▶ Record extracts

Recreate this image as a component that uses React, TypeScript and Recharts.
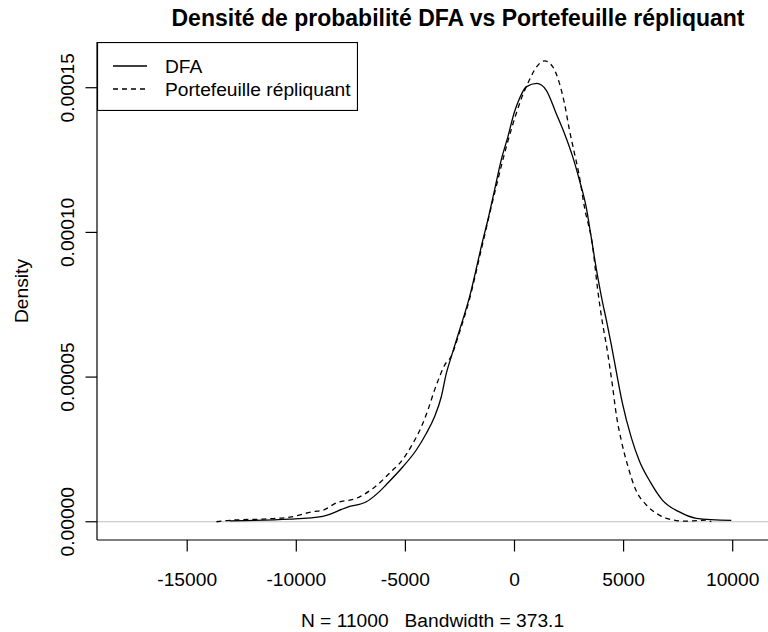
import React from 'react';
import { LineChart, Line, XAxis, YAxis, ReferenceLine, Legend, Label } from 'recharts';

// ---------- data ----------
const dfaX = [-13050, -10300, -8790, -7650, -6790, -6180, -5880, -5115, -4500, -4045, -3665, -3355, -3125, -2900, -2520, -2060, -1765, -1525, -1225, -915, -610, -305, 0, 230, 535, 1020, 1450, 1910, 2290, 2670, 2975, 3285, 3480, 3760, 4045, 4213, 4442, 4670, 4945, 5357, 5724, 6227, 6777, 7555, 8334, 9936];
const dfaY = [0.03e-5, 0.09e-5, 0.19e-5, 0.51e-5, 0.69e-5, 1.05e-5, 1.28e-5, 1.90e-5, 2.48e-5, 3.05e-5, 3.63e-5, 4.32e-5, 5.13e-5, 5.70e-5, 6.62e-5, 7.77e-5, 8.70e-5, 9.50e-5, 10.42e-5, 11.46e-5, 12.50e-5, 13.30e-5, 14.17e-5, 14.63e-5, 15.03e-5, 15.15e-5, 14.92e-5, 14.11e-5, 13.42e-5, 12.61e-5, 11.81e-5, 10.88e-5, 10.00e-5, 8.70e-5, 7.55e-5, 6.96e-5, 6.10e-5, 5.17e-5, 4.10e-5, 2.90e-5, 2.10e-5, 1.37e-5, 0.75e-5, 0.34e-5, 0.12e-5, 0.05e-5];

const repX = [-13660, -13050, -11370, -10300, -9235, -8780, -8165, -7250, -6490, -5575, -5265, -4655, -4270, -3970, -3665, -3435, -3205, -2900, -2520, -2060, -1525, -915, -305, 80, 320, 610, 915, 1375, 1755, 2060, 2290, 2520, 2745, 2945, 3205, 3585, 3814, 3984, 4258, 4487, 4670, 4899, 5197, 5541, 6044, 6640, 6960, 7876, 8792, 9020];
const repY = [0.0, 0.05e-5, 0.10e-5, 0.16e-5, 0.35e-5, 0.40e-5, 0.65e-5, 0.81e-5, 1.15e-5, 1.79e-5, 2.02e-5, 2.71e-5, 3.28e-5, 3.86e-5, 4.55e-5, 5.01e-5, 5.41e-5, 5.72e-5, 6.55e-5, 7.70e-5, 9.40e-5, 11.35e-5, 13.15e-5, 14.11e-5, 14.64e-5, 15.15e-5, 15.61e-5, 15.93e-5, 15.72e-5, 15.15e-5, 14.46e-5, 13.53e-5, 12.74e-5, 12.05e-5, 10.88e-5, 9.50e-5, 8.01e-5, 7.10e-5, 5.89e-5, 4.72e-5, 3.68e-5, 2.79e-5, 1.92e-5, 1.13e-5, 0.58e-5, 0.23e-5, 0.12e-5, 0.02e-5, 0.06e-5, 0.0];

const xTicks = [-15000, -10000, -5000, 0, 5000, 10000];
const yTicks = [0, 0.00005, 0.0001, 0.00015];
const xDomain = [-19134, 11618];
const yDomain = [-0.0000063, 0.0001658];

const titleText = 'Densité de probabilité DFA vs Portefeuille répliquant';
const xLabelText = 'N = 11000   Bandwidth = 373.1';
const yLabelText = 'Density';
const seriesNames = ['DFA', 'Portefeuille répliquant'];

const dfaData = dfaX.map((x, i) => ({ x, y: dfaY[i] }));
const repData = repX.map((x, i) => ({ x, y: repY[i] }));

// ---------- layout / style ----------
const W = 768;
const H = 632;
const PLOT_LEFT = 97;
const PLOT_TOP = 42;
const PLOT_BOTTOM = 540;
const TITLE_CX = 458;
const FONT = '"Liberation Sans", Arial, sans-serif';
const FS = 19.2;
const DASH = '5 4';

const XTick = (props: any) => {
  const { x, payload } = props;
  return (
    <text x={x} y={585.5} textAnchor="middle" fontSize={FS} fontFamily={FONT} fill="#000">
      {String(payload.value)}
    </text>
  );
};

const YTick = (props: any) => {
  const { y, payload } = props;
  return (
    <text
      transform={`translate(74, ${y}) rotate(-90)`}
      textAnchor="middle"
      fontSize={FS}
      fontFamily={FONT}
      fill="#000"
    >
      {Number(payload.value).toFixed(5)}
    </text>
  );
};

const renderLegend = () => (
  <svg width={261} height={69} style={{ display: 'block' }}>
    <rect x={0.5} y={0.5} width={260} height={68} fill="#fff" stroke="#000" strokeWidth={1.2} />
    <line x1={16} x2={50} y1={24} y2={24} stroke="#000" strokeWidth={1.3} />
    <line x1={16} x2={50} y1={47} y2={47} stroke="#000" strokeWidth={1.3} strokeDasharray={DASH} />
    <text x={68} y={31} fontSize={FS} fontFamily={FONT} fill="#000">{seriesNames[0]}</text>
    <text x={68} y={54} fontSize={FS} fontFamily={FONT} fill="#000">{seriesNames[1]}</text>
  </svg>
);

export default function App() {
  return (
    <div style={{ position: 'absolute', left: 0, top: 0, width: W, height: H, background: '#fff' }}>
      <LineChart width={W} height={H} margin={{ top: PLOT_TOP, right: 0, bottom: 0, left: 0 }}>
        <XAxis
          xAxisId="top"
          orientation="top"
          type="number"
          dataKey="x"
          domain={xDomain}
          allowDataOverflow
          height={0}
          tick={false}
          tickLine={false}
          axisLine={{ stroke: '#000', strokeWidth: 1.2 }}
        />
        <XAxis
          type="number"
          dataKey="x"
          domain={xDomain}
          allowDataOverflow
          ticks={xTicks}
          interval={0}
          height={H - PLOT_BOTTOM}
          tickSize={11.5}
          tick={<XTick />}
          tickLine={{ stroke: '#000', strokeWidth: 1.2 }}
          axisLine={{ stroke: '#000', strokeWidth: 1.2 }}
        >
          <Label
            content={() => (
              <text
                x={(PLOT_LEFT + W) / 2}
                y={627}
                textAnchor="middle"
                fontSize={FS}
                fontFamily={FONT}
                fill="#000"
                style={{ whiteSpace: 'pre' }}
              >
                {xLabelText}
              </text>
            )}
          />
        </XAxis>
        <YAxis
          type="number"
          domain={yDomain}
          allowDataOverflow
          ticks={yTicks}
          interval={0}
          width={PLOT_LEFT}
          tickSize={11.5}
          tick={<YTick />}
          tickLine={{ stroke: '#000', strokeWidth: 1.2 }}
          axisLine={{ stroke: '#000', strokeWidth: 1.2 }}
        >
          <Label
            content={() => (
              <g>
                <text
                  transform={`translate(28, ${(PLOT_TOP + PLOT_BOTTOM) / 2}) rotate(-90)`}
                  textAnchor="middle"
                  fontSize={FS}
                  fontFamily={FONT}
                  fill="#000"
                >
                  {yLabelText}
                </text>
                <text
                  x={TITLE_CX}
                  y={26}
                  textAnchor="middle"
                  fontSize={23}
                  fontWeight="bold"
                  fontFamily={FONT}
                  fill="#000"
                >
                  {titleText}
                </text>
              </g>
            )}
          />
        </YAxis>
        <ReferenceLine y={0} stroke="#bebebe" strokeWidth={1} />
        <Line
          data={dfaData}
          dataKey="y"
          name={seriesNames[0]}
          type="monotone"
          stroke="#000"
          strokeWidth={1.3}
          dot={false}
          activeDot={false}
          isAnimationActive={false}
        />
        <Line
          data={repData}
          dataKey="y"
          name={seriesNames[1]}
          type="monotone"
          stroke="#000"
          strokeWidth={1.3}
          strokeDasharray={DASH}
          dot={false}
          activeDot={false}
          isAnimationActive={false}
        />
        <Legend
          layout="horizontal"
          verticalAlign="middle"
          align="center"
          wrapperStyle={{ position: 'absolute', left: PLOT_LEFT, top: PLOT_TOP, width: 261, height: 69, margin: 0, padding: 0 }}
          content={renderLegend}
        />
      </LineChart>
    </div>
  );
}
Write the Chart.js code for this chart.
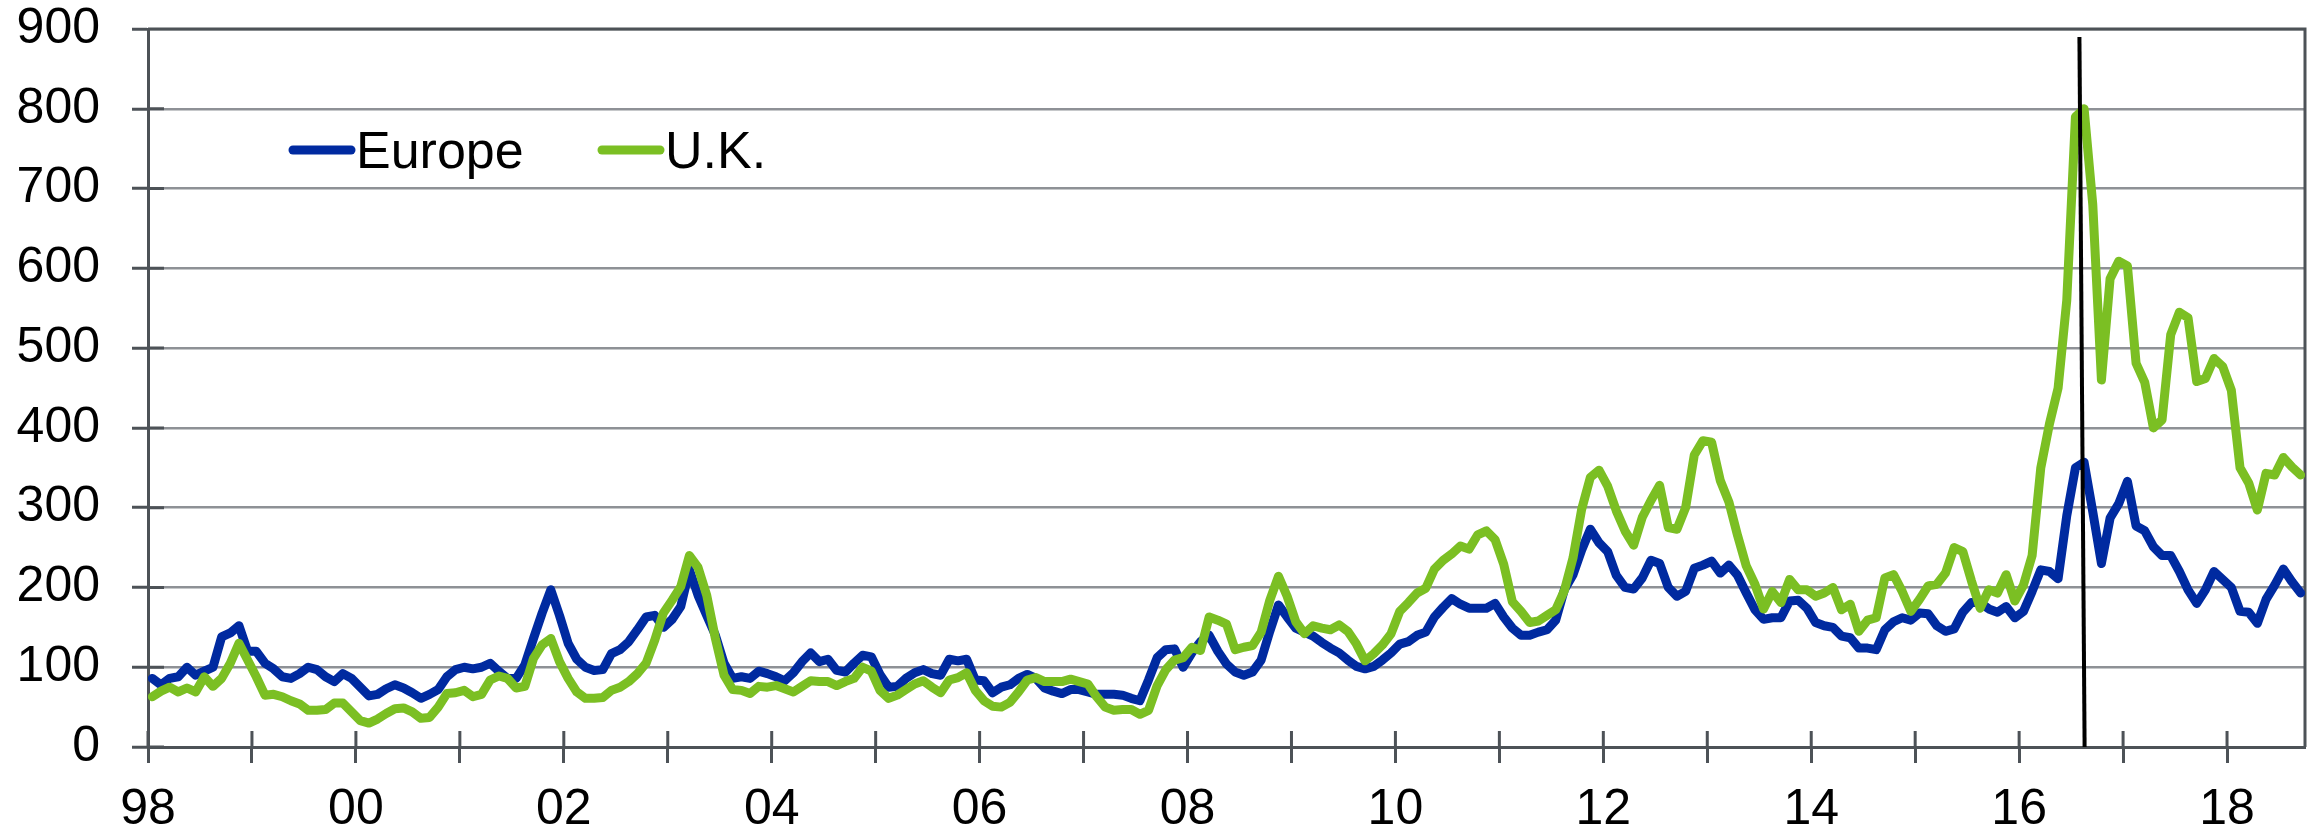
<!DOCTYPE html>
<html>
<head>
<meta charset="utf-8">
<script src="https://cdn.jsdelivr.net/npm/chart.js@4.4.1/dist/chart.umd.min.js"></script>
<style>
  html, body { margin: 0; padding: 0; background: #fff; }
  #wrap { width: 2313px; height: 829px; }
</style>
</head>
<body>
<div id="wrap"><canvas id="chart" width="2313" height="829"></canvas></div>
<script>
// monthly index values, Jan 1998 .. Sep 2018
var europe = [
  86, 78, 86, 88, 100, 90, 95, 100, 138, 143, 152, 120,
  120, 105, 98, 88, 86, 92, 100, 97, 88, 82, 92, 86,
  75, 64, 66, 73, 78, 74, 68, 61, 66, 72, 88, 97,
  100, 98, 100, 105, 95, 86, 86, 103, 136, 168, 197, 165,
  130, 110, 100, 96, 97, 117, 122, 132, 147, 163, 165, 150,
  160, 176, 222, 190, 165, 140, 105, 86, 88, 86, 95, 92,
  88, 83, 93, 107, 118, 107, 110, 96, 94, 105, 115, 113,
  91, 75, 76, 86, 93, 97, 92, 90, 110, 108, 110, 84,
  83, 68, 75, 78, 86, 91, 86, 74, 70, 67, 72, 72,
  69, 66, 66, 66, 65, 61, 58, 84, 112, 122, 123, 100,
  118, 132, 140, 120, 104, 94, 90, 94, 109, 145, 178, 163,
  149, 144, 139, 131, 124, 118, 109, 101, 98, 101, 109, 118,
  129, 132, 140, 144, 163, 175, 186, 179, 174, 174, 174, 180,
  163, 149, 140, 140, 144, 147, 159, 197, 216, 247, 273, 256,
  245, 215, 200, 198, 212, 234, 230, 200, 189, 195, 224, 228,
  233, 218, 228, 215, 193, 172, 160, 162, 162, 183, 184, 174,
  156, 152, 150, 139, 137, 124, 124, 122, 147, 157, 162, 159,
  168, 167, 152, 145, 148, 169, 181, 181, 173, 169, 176, 162,
  170, 195, 222, 220, 211, 290, 350, 357, 295, 230, 287, 305,
  333, 277, 271, 251, 240, 240, 220, 197, 180, 197, 220, 210,
  200, 170, 169, 155, 185, 203, 223, 207, 193
];
var uk = [
  63, 70, 75, 69, 74, 69, 88, 76, 86, 105, 130, 109,
  88, 65, 66, 63, 58, 54, 46, 46, 47, 55, 55, 44,
  33, 30, 35, 42, 48, 49, 44, 36, 37, 50, 67, 68,
  71, 63, 66, 84, 89, 86, 74, 76, 111, 128, 136, 107,
  86, 69, 61, 61, 62, 71, 75, 82, 92, 105, 134, 168,
  184, 201, 240, 225, 190, 136, 90, 72, 71, 67, 76, 75,
  77, 73, 69, 76, 83, 82, 82, 77, 82, 86, 100, 95,
  71, 61, 65, 72, 79, 83, 75, 68, 84, 87, 93, 71,
  58, 51, 50, 56, 69, 84, 87, 82, 82, 82, 85, 82,
  79, 63, 50, 46, 47, 47, 41, 46, 77, 97, 109, 112,
  125, 121, 163, 159, 154, 122, 125, 127, 144, 184, 214, 189,
  157, 142, 152, 149, 147, 153, 145, 129, 108, 117, 128, 142,
  170, 181, 193, 199, 223, 234, 242, 252, 248, 266, 271, 260,
  229, 182, 170, 156, 158, 165, 172, 196, 237, 298, 338, 347,
  327, 296, 271, 253, 288, 309, 328, 275, 273, 300, 366, 384,
  382, 334, 307, 265, 227, 204, 173, 195, 181, 210, 197, 197,
  189, 193, 200, 172, 179, 145, 159, 162, 212, 216, 195, 170,
  185, 202, 204, 218, 250, 245, 208, 174, 197, 193, 216, 183,
  203, 240, 350, 405, 450, 560, 790, 800, 680, 460, 587, 609,
  603, 481, 457, 400, 410, 517, 545, 538, 458, 462, 487, 477,
  447, 350, 331, 297, 343, 341, 363, 351, 341
];
var startYear = 1998;
var endDate = 2018.75;
var yearTicks = [1998, 1999, 2000, 2001, 2002, 2003, 2004, 2005, 2006, 2007, 2008,
                 2009, 2010, 2011, 2012, 2013, 2014, 2015, 2016, 2017, 2018];
var tickLabels = ['98', '00', '02', '04', '06', '08', '10', '12', '14', '16', '18'];
// vertical marker (summer 2016), drawn as a slightly slanted line
var markerDates = [2016.58, 2016.63];
var markerValues = [890, 0];

// each monthly point sits in the middle of its month
var months = europe.map(function (v, i) { return startYear + (i + 0.5) / 12; });

var blue = '#002AA0';
var green = '#7BBF23';
var axisColor = '#4D5257';
var gridColor = '#8E9196';
var font = '"Liberation Sans", Arial, sans-serif';

function toPoints(values) {
    return values.map(function (v, i) { return { x: months[i], y: v }; });
}

var extras = {
    id: 'extras',
    beforeDatasetsDraw: function (chart) {
        var ctx = chart.ctx, a = chart.chartArea;
        var sx = chart.scales.x, sy = chart.scales.y;
        ctx.save();
        ctx.strokeStyle = axisColor;
        ctx.lineWidth = 3;
        ctx.beginPath();
        ctx.moveTo(a.left, a.top);
        ctx.lineTo(a.right, a.top);
        ctx.lineTo(a.right, a.bottom);
        sx.ticks.forEach(function (t) {
            var px = sx.getPixelForValue(t.value);
            ctx.moveTo(px, a.bottom);
            ctx.lineTo(px, a.bottom - 16);
        });
        sy.ticks.forEach(function (t) {
            var py = sy.getPixelForValue(t.value);
            ctx.moveTo(a.left, py);
            ctx.lineTo(a.left + 16, py);
        });
        ctx.stroke();
        ctx.restore();
    },
    afterDraw: function (chart) {
        var ctx = chart.ctx;
        var legendX = [293, 602];
        var legendY = 150;
        ctx.save();
        ctx.font = '52px ' + font;
        ctx.textBaseline = 'alphabetic';
        ctx.lineCap = 'round';
        ctx.lineWidth = 9;
        [0, 1].forEach(function (k) {
            var ds = chart.data.datasets[k];
            ctx.strokeStyle = ds.borderColor;
            ctx.beginPath();
            ctx.moveTo(legendX[k], legendY);
            ctx.lineTo(legendX[k] + 58, legendY);
            ctx.stroke();
            ctx.fillStyle = '#000';
            ctx.fillText(ds.label, legendX[k] + 63, legendY + 18);
        });
        ctx.restore();
    }
};

new Chart(document.getElementById('chart'), {
    type: 'line',
    data: {
        datasets: [
            {
                label: 'Europe',
                data: toPoints(europe),
                borderColor: blue,
                borderWidth: 9,
                pointRadius: 0,
                tension: 0,
                borderJoinStyle: 'round',
                borderCapStyle: 'round',
                order: 3
            },
            {
                label: 'U.K.',
                data: toPoints(uk),
                borderColor: green,
                borderWidth: 9,
                pointRadius: 0,
                tension: 0,
                borderJoinStyle: 'round',
                borderCapStyle: 'round',
                order: 2
            },
            {
                label: '',
                data: markerDates.map(function (d, i) { return { x: d, y: markerValues[i] }; }),
                borderColor: '#000',
                borderWidth: 4,
                pointRadius: 0,
                order: 1
            }
        ]
    },
    options: {
        responsive: false,
        animation: false,
        devicePixelRatio: 1,
        layout: { padding: { left: 0, right: 8, top: 29, bottom: 0 } },
        plugins: {
            legend: { display: false },
            tooltip: { enabled: false }
        },
        scales: {
            x: {
                type: 'linear',
                min: startYear,
                max: endDate,
                afterBuildTicks: function (s) {
                    s.ticks = yearTicks.map(function (v) { return { value: v }; });
                },
                afterFit: function (s) {
                    s.height = 82;
                    s.paddingLeft = 0;
                    s.paddingRight = 0;
                },
                border: { color: axisColor, width: 3 },
                grid: {
                    drawOnChartArea: false,
                    tickLength: 16,
                    tickColor: axisColor,
                    tickWidth: 3
                },
                ticks: {
                    autoSkip: false,
                    maxRotation: 0,
                    padding: 17,
                    color: '#000',
                    font: { family: font, size: 50 },
                    callback: function (v) {
                        var n = v - startYear;
                        return n % 2 === 0 ? tickLabels[n / 2] : '';
                    }
                }
            },
            y: {
                min: 0,
                max: 900,
                afterFit: function (s) {
                    s.width = 148;
                    s.paddingTop = 0;
                    s.paddingBottom = 0;
                },
                border: { color: axisColor, width: 3 },
                grid: {
                    color: gridColor,
                    lineWidth: 2.5,
                    tickLength: 16,
                    tickColor: axisColor,
                    tickWidth: 3
                },
                ticks: {
                    stepSize: 100,
                    padding: 32,
                    color: '#000',
                    font: { family: font, size: 50 }
                }
            }
        }
    },
    plugins: [extras]
});
</script>
</body>
</html>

▶ Task statement
Filter the listing above for the string "React" and copy every matching line.

▶ Correct result
Recreate this image as a component that uses React, TypeScript and Recharts.
import React from 'react';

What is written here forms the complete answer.